2U1 / Phi3-Vision-Finetune

An open-source implementaion for fine-tuning Phi3-Vision and Phi3.5-Vision by Microsoft.
Apache License 2.0
62 stars 8 forks source link

Timeout during finetuning #26

Open fangruizhu opened 1 week ago

fangruizhu commented 1 week ago

Hi,

Thanks for sharing the code. I'm using it to fine-tune on videos by freezing the visual encoder and projector, and tuning the LLM. Initially, everything works well, but as training progresses, I notice that GPU memory usage keeps increasing. I'm using 8 H100s, but eventually, the process times out due to running out of memory. Have you encountered this issue before? Any insights you might have would be greatly appreciated. Thank you!

2U1 commented 1 week ago

I haven't tested the videos with a large dataset. So I hanven't encountered the problem you've said. When using large dataset with image dataset, it doesn't happen so it looks like some kind of video preprocessing problem. I'll look look into it and let you know when I get it.

Thanks for the issue.

Also does the memory run out when the training are in the middle of the process? Does it looks like a memory leak?
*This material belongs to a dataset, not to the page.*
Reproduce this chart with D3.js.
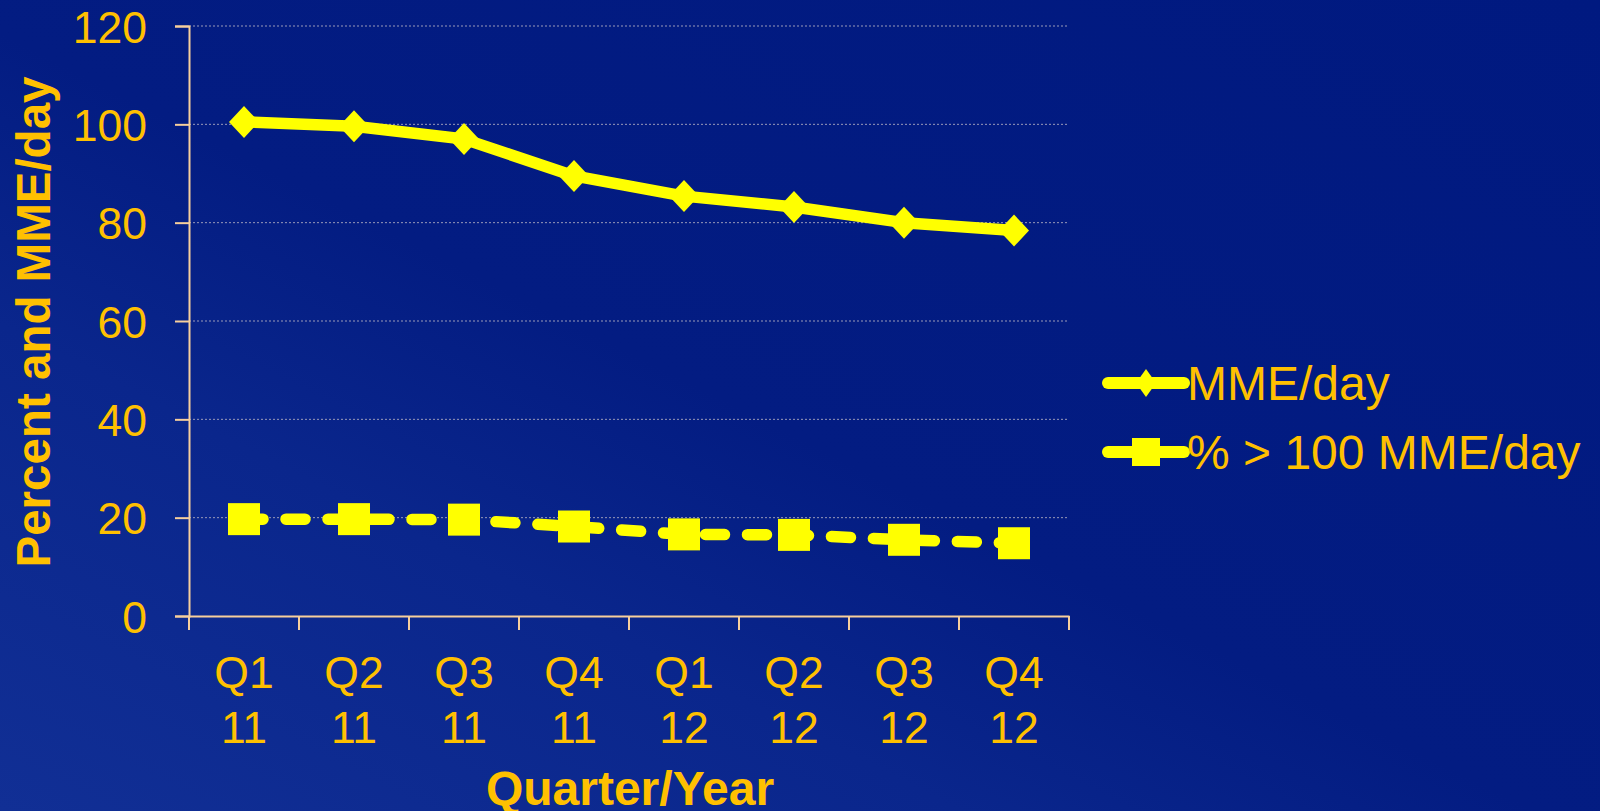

fangruizhu commented 1 week ago

Thank you for the reply! Yes, the memory only runs out in the middle of the training. At the beginning it was always fine. I set bs=8 per gpu, grad accum=1 or 2. I use Valley dataset, containing 702K video data. Training one epoch, it got time out around 50% -- 80% training iterations, with increasing memory usage on GPU. I use deepspeed zero3.

2U1 commented 1 week ago

Can You see if the resolution of the each video is different? If it's the same, adding del vr right before the return state in encode_video in data.py might help. I'm not really sure what is the problem.

fangruizhu commented 1 week ago

Let me have a try! I will get back to you later, thanks!

fangruizhu commented 1 week ago

I tried del vr, and also I tried zero2.json and zero3.json. The training still hangs there. I am going to reinstall the env and try again.

2U1 commented 1 week ago

You can decrease the num_frames maybe. Also the 4 for the num_crops is the best hyperparameter in multi-image/video.